Dead Shed Jokers - Peyote Smile Album

Hear The Track Here



'The average man spends just under a year of his life in his shed' says an informative source of trivia. However, no other nation loves their shed like the English love theirs. Shed in this case meaning a small wooden building, generally situated in the garden (or whatever passes for one) and can look like this (ie English) or even that (everyone else) For the English musician though, as small and dismal as some of these sheds can be, they are tremendous places for creating a studio on the cheap. Long term readers will remember me waxing lyrical about the joys of The Shed a few years back, that's the Irish band btw, not the actual wooden thing they worked out of. Now along come The Dead Shed Jokers and if the cover of this is anything to go by, they made it in the absolute grungiest shed they could find. Surely, though, that's the point of it? Down and dirty...?

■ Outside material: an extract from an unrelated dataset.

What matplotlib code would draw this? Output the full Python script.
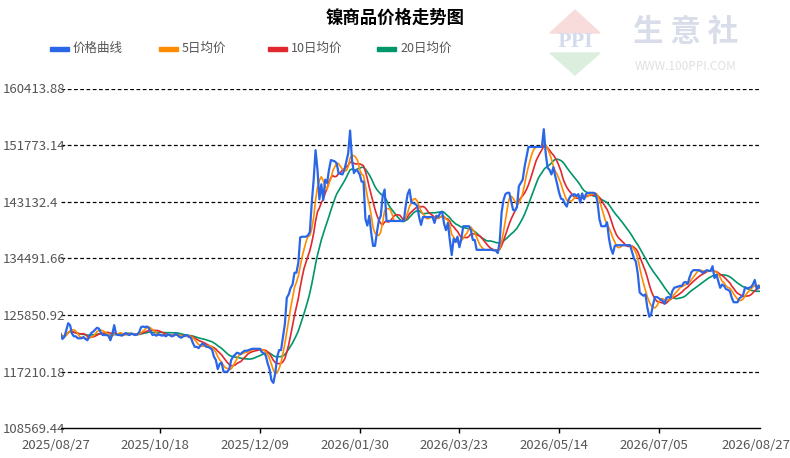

(waggles hand) wellllll, kinda/sorta...

These shedded jokers happen to come Wales, a land which grows a great many good musicians. First to spring to my mind is Steff Adams (of which more later) closely followed by Maddie Jones; both of them breath-takingly (Ed: that's not a word!) good in their different ways so I'm getting a bit partial to the Welsh... If'n ya don't believe me and you like a nice slab of steaming hot rock dumped in your lap, then grab a listen to Dead Shed Jokers. Garage bands? Pffffttt. Shed rock mate!! ******* A!! I remember reading somewhere that the blurb promised 'a pure headbangers delight' from this band and - for once - they live up to the hype; down, dirty rock so in-your-face it's pressing against the back of your skull. Peyote Smile is a thirteen track album that pretty much covers all the rock bases so it should appeal to anyone with even the vaguest interest in the genre. Rock as it should be.

After continued exposure, when the cracks usually appear, I'm still liking what I heard and yeah, doing a bit of head nodding because - whatever else - these boys know their roots and are busily regenerating them in some magic rock tracks. As I said, they cover a lot of ground so you are bound to stumble across the odd nod to the greats, and that - to me - is what makes what the Jokers do something special. Each track has something to offer, a different approach significantly aided by the production qualities that spell less is more. Kinda hard then to pick a favourite and here I sit many plays later wondering if I even had a favourite track. Sure, some of them stuck out - Magic Teatime, Jericho, Too Quick For Comfort and the sheer **** you of Tabloid Hangover - but truthfully there isn't a bad track here. If anyone out there is wondering where the spirit of rock and roll is, you definitely need to listen to Tabloid Hangover.

MUST HAVE and Classic Rock gone mental.